Du coup la résistance et le goût de cette chair sont respectés mais tout en la rendant plus fondante. Elle repose dans ce qui est à l’équilibre entre la bouillabaisse et la sauce vierge revue et corrigée ; c’est sans surprise mais beau, même une fois l’assiette attaquée et c’est bon jusqu’à la dernière cuillerée engouffrée.



Pour continuer de se régaler, j’avais demandé une petite fleur au chef, pouvoir prendre le ris de veau de la carte plutôt que celui du menu. Ce que je sentais bien, très bien même, c’était cette promesse d’une « tartelette d’oignons nouveaux »…grand bien m’en a pris. 

Le ris de veau était impeccablement cuit, la pommette est parfaitement meunière, blanche et compacte au cœur, fondante en bouche, avec un goût respecté. Le jus de veau ne fait qu’ajouter au plaisir, mais le plaisir est décuplé par la tartelette, ode à l’oignon (ce n’est pas sale), avec la tension du presque cru matinée par la douceur du quasi-confit.  Quelques girolles ajoutées n’enlèveront rien au bonheur de déguster cette assiette.



Après ces quelques plats de grande « cuisine de cuisinier classique », celle qui, du Maximilien à l’Auberge de l’Ill ne sera jamais démodée et à laquelle il faudra toujours revenir de temps à autre, le dessert va sur le même registre. Que faire de plus « simple » qu’une crème brulée aux quetsches, à priori rien, et pourtant ça touche juste, ça caresse dans le sens du poil et ça cajole les papilles, sans les brusquer, sans avoir besoin d’y penser ni de s’extasier, juste pour le plaisir.

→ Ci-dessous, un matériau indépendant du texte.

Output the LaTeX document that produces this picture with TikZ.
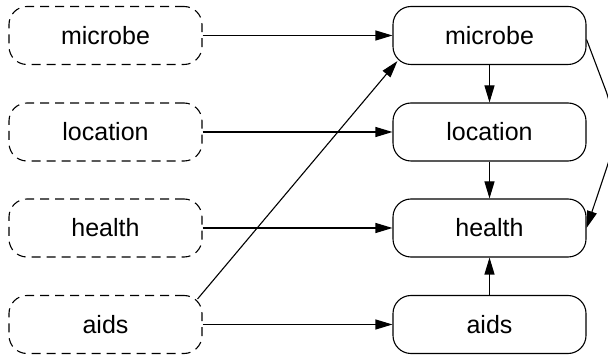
\documentclass[tikz,border=0pt]{standalone}
\usepackage{fontspec}
\setmainfont{Liberation Sans}
\usetikzlibrary{arrows.meta,calc}
\begin{document}
\begin{tikzpicture}[x=1pt,y=-1pt,
  every node/.style={font=\fontsize{25}{29}\selectfont},
  box/.style={draw,line width=1.1pt,rounded corners=18pt,minimum width=193pt,minimum height=58pt,inner sep=0pt},
  latent/.style={box,dash pattern=on 9pt off 6pt},
  link/.style={line width=1.1pt,-{Triangle[length=17pt,width=10pt]}}]
\useasboundingbox (0,0) rectangle (608,355);
% input column (dashed)
\node[latent] (m1) at (105.5,35.5) {microbe};
\node[latent] (l1) at (105.5,132) {location};
\node[latent] (h1) at (105.5,228) {health};
\node[latent] (a1) at (105.5,324.5) {aids};
% output column
\node[box] (m2) at (489.5,35.5) {microbe};
\node[box] (l2) at (489.5,132) {location};
\node[box] (h2) at (489.5,228) {health};
\node[box] (a2) at (489.5,324.5) {aids};
% straight links across
\draw[link] (m1) -- (m2);
\draw[link] (l1) -- (l2);
\draw[link] (h1) -- (h2);
\draw[link] (a1) -- (a2);
% links down the output column
\draw[link] (m2) -- (l2);
\draw[link] (l2) -- (h2);
\draw[link] (a2) -- (h2);
% diagonal link
\draw[link] ($(a1.north east)+(-5,4)$) -- ($(m2.south west)+(5,-4)$);
% curved link on the right
\coordinate (bend) at (620,128);
\draw[link,rounded corners=40pt] ($(m2.east)+(0,4)$) -- (bend) -- (h2.east);
\end{tikzpicture}
\end{document}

Car vous l’avez compris, si j’insiste sur le côté classique de cette cuisine, elle n’en est pas moins d’une précision tout ce qu’il y a de plus moderne  et ces plats sans surprise ne manquent pas de plaisir, bien au contraire. 
Pourtant il y a quelques concessions aux modes de notre temps, mais c’est à mon goût ce qui touche le moins au cœur, et c’est, comme toujours, dans « le produit, la cuisson » que finalement, toute la gourmandise se trouve.